Retype all material exactly. Pictures stay out of the copy.

+++++

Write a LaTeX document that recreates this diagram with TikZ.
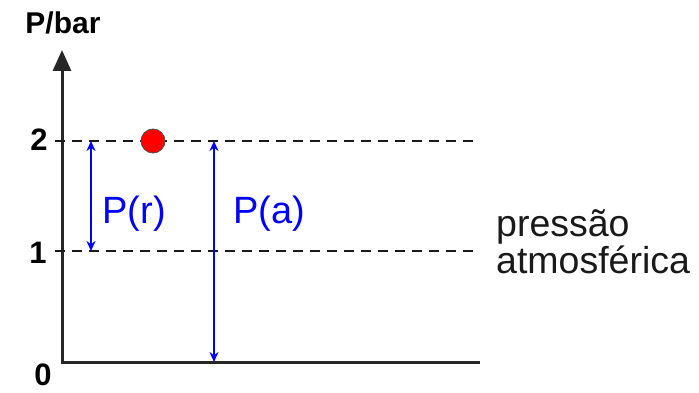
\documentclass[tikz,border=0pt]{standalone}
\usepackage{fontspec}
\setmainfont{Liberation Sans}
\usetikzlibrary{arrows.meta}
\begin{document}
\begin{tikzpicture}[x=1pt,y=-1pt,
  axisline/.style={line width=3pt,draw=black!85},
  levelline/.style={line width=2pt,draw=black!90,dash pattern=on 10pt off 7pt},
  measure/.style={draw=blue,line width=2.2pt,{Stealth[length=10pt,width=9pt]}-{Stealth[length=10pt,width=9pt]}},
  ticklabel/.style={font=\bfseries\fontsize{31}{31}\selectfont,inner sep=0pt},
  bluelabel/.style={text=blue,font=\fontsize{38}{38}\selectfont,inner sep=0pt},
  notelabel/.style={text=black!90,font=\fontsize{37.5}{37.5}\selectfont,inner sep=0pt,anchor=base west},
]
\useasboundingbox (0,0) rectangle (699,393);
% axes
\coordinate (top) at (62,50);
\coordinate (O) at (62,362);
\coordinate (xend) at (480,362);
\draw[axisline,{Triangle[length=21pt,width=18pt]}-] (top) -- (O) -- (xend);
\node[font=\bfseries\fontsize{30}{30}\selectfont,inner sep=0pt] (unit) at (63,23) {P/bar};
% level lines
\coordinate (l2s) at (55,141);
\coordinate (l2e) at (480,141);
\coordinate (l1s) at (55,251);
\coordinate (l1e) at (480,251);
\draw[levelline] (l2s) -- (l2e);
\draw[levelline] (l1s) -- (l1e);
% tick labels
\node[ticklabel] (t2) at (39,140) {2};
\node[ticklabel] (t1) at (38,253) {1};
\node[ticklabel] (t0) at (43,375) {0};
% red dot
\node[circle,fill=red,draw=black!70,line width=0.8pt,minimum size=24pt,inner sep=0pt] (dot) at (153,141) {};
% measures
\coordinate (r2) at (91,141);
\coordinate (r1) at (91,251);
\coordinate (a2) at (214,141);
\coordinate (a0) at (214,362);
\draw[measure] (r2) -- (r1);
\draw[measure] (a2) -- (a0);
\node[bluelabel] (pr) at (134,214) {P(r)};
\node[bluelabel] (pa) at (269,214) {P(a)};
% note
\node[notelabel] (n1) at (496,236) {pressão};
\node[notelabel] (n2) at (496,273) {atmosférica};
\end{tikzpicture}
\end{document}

+++++

- _RESULT FOR THIS EXERCISE_:
Write a LaTeX document that recreates this diagram with TikZ.
\documentclass[tikz,border=0pt]{standalone}
\usepackage{fontspec}
\setmainfont{Liberation Sans}
\usetikzlibrary{arrows.meta}
\begin{document}
\begin{tikzpicture}[x=1pt,y=-1pt,
  axisline/.style={line width=3pt,draw=black!85},
  levelline/.style={line width=2pt,draw=black!90,dash pattern=on 10pt off 7pt},
  measure/.style={draw=blue,line width=2.2pt,{Stealth[length=10pt,width=9pt]}-{Stealth[length=10pt,width=9pt]}},
  ticklabel/.style={font=\bfseries\fontsize{31}{31}\selectfont,inner sep=0pt},
  bluelabel/.style={text=blue,font=\fontsize{38}{38}\selectfont,inner sep=0pt},
  notelabel/.style={text=black!90,font=\fontsize{37.5}{37.5}\selectfont,inner sep=0pt,anchor=base west},
]
\useasboundingbox (0,0) rectangle (699,393);
% axes
\coordinate (top) at (62,50);
\coordinate (O) at (62,362);
\coordinate (xend) at (480,362);
\draw[axisline,{Triangle[length=21pt,width=18pt]}-] (top) -- (O) -- (xend);
\node[font=\bfseries\fontsize{30}{30}\selectfont,inner sep=0pt] (unit) at (63,23) {P/bar};
% level lines
\coordinate (l2s) at (55,141);
\coordinate (l2e) at (480,141);
\coordinate (l1s) at (55,251);
\coordinate (l1e) at (480,251);
\draw[levelline] (l2s) -- (l2e);
\draw[levelline] (l1s) -- (l1e);
% tick labels
\node[ticklabel] (t2) at (39,140) {2};
\node[ticklabel] (t1) at (38,253) {1};
\node[ticklabel] (t0) at (43,375) {0};
% red dot
\node[circle,fill=red,draw=black!70,line width=0.8pt,minimum size=24pt,inner sep=0pt] (dot) at (153,141) {};
% measures
\coordinate (r2) at (91,141);
\coordinate (r1) at (91,251);
\coordinate (a2) at (214,141);
\coordinate (a0) at (214,362);
\draw[measure] (r2) -- (r1);
\draw[measure] (a2) -- (a0);
\node[bluelabel] (pr) at (134,214) {P(r)};
\node[bluelabel] (pa) at (269,214) {P(a)};
% note
\node[notelabel] (n1) at (496,236) {pressão};
\node[notelabel] (n2) at (496,273) {atmosférica};
\end{tikzpicture}
\end{document}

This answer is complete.